Figure scripts
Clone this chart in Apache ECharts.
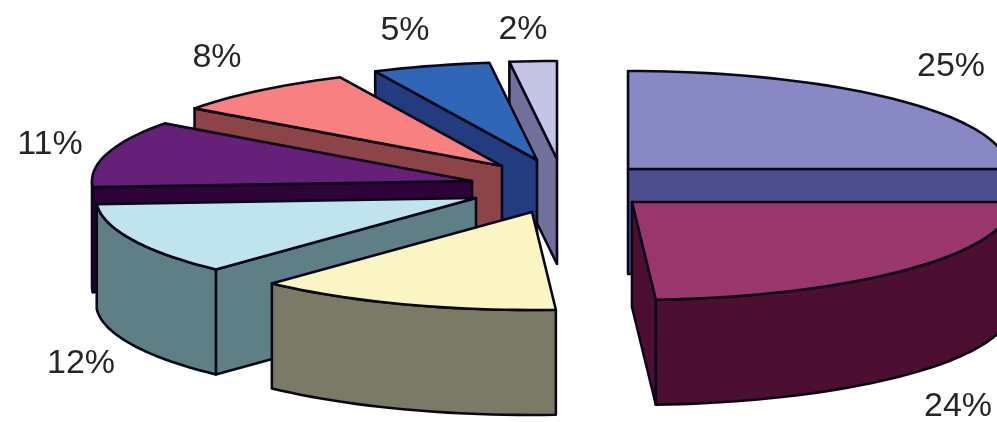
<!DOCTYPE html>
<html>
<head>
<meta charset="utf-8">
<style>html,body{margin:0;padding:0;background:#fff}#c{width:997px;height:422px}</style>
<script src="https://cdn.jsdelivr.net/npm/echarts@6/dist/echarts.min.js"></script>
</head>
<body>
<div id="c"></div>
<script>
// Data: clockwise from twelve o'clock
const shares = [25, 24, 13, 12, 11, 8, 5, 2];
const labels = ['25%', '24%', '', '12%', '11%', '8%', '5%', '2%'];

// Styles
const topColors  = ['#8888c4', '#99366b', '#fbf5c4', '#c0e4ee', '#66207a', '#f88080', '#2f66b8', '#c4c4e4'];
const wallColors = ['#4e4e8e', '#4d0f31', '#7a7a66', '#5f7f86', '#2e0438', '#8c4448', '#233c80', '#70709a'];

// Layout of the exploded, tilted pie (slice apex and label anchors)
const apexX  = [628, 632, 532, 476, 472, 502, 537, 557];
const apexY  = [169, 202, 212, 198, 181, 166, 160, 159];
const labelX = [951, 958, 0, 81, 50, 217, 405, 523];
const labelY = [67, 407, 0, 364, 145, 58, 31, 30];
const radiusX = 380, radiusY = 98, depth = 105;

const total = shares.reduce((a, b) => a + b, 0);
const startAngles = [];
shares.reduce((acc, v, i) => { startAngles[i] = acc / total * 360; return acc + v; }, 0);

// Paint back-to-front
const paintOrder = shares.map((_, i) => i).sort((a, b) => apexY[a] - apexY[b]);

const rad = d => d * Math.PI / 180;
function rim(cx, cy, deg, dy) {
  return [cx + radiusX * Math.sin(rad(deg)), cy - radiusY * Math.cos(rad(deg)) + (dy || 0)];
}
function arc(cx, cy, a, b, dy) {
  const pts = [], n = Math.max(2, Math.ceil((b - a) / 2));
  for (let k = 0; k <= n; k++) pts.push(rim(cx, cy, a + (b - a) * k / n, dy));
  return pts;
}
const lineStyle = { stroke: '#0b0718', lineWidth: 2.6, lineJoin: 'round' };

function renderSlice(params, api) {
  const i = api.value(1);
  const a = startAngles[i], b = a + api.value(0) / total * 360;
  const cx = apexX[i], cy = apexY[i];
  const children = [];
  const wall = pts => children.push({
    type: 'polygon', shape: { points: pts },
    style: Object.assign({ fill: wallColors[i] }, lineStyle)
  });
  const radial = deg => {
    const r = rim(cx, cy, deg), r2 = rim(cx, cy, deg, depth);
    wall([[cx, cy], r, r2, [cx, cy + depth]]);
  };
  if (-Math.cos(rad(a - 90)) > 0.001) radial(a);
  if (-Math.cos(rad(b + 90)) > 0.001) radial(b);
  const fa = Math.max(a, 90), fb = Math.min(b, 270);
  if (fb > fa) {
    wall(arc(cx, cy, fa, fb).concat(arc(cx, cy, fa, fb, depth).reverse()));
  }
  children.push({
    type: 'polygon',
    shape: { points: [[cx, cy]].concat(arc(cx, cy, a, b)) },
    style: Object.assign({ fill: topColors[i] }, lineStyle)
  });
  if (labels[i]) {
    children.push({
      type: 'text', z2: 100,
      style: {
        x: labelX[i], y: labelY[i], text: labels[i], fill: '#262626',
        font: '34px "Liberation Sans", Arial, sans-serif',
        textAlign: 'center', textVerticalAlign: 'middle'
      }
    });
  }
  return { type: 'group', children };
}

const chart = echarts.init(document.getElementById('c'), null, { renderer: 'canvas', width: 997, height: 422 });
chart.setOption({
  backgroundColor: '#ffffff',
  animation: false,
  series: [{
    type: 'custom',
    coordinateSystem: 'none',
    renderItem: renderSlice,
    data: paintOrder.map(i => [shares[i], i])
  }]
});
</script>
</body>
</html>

* * *

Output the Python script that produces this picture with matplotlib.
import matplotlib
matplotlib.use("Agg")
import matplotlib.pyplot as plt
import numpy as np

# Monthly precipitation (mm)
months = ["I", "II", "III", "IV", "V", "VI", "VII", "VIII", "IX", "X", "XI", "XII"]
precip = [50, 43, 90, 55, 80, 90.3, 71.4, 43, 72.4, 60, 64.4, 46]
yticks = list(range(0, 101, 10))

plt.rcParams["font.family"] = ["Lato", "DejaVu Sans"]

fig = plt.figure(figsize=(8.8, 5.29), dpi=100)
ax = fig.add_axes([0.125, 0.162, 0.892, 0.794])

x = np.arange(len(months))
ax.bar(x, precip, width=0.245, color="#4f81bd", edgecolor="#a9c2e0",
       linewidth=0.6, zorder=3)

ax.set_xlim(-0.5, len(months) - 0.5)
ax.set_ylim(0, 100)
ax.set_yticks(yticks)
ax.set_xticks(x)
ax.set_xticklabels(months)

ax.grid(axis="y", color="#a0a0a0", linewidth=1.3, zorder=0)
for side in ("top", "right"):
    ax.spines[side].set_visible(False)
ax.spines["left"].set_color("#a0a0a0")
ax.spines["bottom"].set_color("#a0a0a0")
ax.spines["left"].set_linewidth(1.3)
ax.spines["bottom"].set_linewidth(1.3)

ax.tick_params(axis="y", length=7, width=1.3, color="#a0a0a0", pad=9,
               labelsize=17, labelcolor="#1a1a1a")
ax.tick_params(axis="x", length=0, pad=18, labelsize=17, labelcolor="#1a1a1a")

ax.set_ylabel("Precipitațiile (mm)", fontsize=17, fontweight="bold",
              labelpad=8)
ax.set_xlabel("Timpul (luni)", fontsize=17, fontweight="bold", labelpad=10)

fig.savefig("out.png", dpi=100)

==

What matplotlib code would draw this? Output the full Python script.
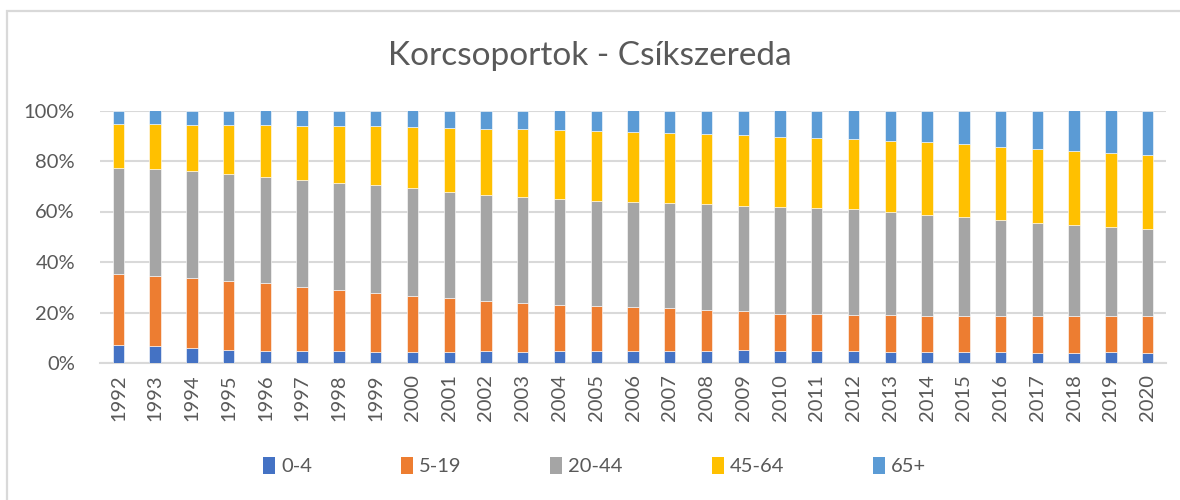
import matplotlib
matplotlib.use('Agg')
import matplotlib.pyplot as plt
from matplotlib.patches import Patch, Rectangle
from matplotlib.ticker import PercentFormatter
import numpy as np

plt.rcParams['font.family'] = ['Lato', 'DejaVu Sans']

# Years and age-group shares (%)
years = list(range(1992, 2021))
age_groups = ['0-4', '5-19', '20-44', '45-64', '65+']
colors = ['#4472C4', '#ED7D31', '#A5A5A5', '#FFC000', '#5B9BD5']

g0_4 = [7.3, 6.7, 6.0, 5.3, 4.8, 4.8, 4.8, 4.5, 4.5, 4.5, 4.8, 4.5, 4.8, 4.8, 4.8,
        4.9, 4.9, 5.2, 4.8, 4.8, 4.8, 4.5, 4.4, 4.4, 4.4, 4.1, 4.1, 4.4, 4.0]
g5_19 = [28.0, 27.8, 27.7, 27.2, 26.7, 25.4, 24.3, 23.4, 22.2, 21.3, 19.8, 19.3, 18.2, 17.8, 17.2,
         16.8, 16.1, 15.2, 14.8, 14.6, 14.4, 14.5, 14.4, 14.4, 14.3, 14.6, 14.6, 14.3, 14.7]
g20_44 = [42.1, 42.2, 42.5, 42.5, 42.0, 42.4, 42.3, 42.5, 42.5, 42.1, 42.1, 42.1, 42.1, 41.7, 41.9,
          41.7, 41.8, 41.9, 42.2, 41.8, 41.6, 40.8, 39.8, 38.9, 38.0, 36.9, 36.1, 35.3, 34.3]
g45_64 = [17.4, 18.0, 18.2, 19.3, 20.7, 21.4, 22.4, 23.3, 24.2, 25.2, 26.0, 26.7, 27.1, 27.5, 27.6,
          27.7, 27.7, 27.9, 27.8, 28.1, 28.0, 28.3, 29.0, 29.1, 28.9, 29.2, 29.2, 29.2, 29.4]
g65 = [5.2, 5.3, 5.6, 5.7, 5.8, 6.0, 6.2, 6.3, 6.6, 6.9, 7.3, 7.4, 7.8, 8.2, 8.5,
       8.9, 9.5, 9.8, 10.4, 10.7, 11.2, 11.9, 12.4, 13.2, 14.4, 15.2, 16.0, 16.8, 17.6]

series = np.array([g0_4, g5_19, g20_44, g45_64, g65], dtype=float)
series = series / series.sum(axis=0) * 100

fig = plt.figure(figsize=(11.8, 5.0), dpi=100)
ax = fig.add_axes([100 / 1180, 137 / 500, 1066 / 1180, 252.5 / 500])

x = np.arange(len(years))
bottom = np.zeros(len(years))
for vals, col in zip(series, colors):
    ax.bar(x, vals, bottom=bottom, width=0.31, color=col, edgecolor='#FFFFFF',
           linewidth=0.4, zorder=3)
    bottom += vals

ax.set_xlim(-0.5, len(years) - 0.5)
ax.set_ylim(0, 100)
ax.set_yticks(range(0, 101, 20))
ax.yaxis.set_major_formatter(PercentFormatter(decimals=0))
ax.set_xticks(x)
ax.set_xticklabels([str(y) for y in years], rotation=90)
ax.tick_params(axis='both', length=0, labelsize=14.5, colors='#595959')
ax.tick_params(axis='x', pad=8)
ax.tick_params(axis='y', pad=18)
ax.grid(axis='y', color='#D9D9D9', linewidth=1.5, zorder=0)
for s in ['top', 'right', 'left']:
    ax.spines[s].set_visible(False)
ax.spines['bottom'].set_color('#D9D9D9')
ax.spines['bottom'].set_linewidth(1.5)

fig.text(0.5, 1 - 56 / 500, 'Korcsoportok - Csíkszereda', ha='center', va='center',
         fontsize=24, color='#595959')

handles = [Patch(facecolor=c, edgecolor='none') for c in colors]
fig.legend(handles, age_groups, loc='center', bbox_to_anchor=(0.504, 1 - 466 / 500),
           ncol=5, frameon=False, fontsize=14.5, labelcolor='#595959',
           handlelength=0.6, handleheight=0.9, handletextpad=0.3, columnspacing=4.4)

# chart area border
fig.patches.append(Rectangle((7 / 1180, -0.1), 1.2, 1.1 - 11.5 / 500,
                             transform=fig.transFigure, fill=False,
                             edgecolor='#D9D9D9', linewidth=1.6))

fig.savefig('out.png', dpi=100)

### DIRECTION
Drop the images and output only the lines from the one that contains "What matplotlib code" to the one that contains "colors = ['#4472C4', '#ED7D31', '#A5A5A5', '#FFC000', '#5B9BD5']", both included.

### WRITTEN RESPONSE
What matplotlib code would draw this? Output the full Python script.
import matplotlib
matplotlib.use('Agg')
import matplotlib.pyplot as plt
from matplotlib.patches import Patch, Rectangle
from matplotlib.ticker import PercentFormatter
import numpy as np

plt.rcParams['font.family'] = ['Lato', 'DejaVu Sans']

# Years and age-group shares (%)
years = list(range(1992, 2021))
age_groups = ['0-4', '5-19', '20-44', '45-64', '65+']
colors = ['#4472C4', '#ED7D31', '#A5A5A5', '#FFC000', '#5B9BD5']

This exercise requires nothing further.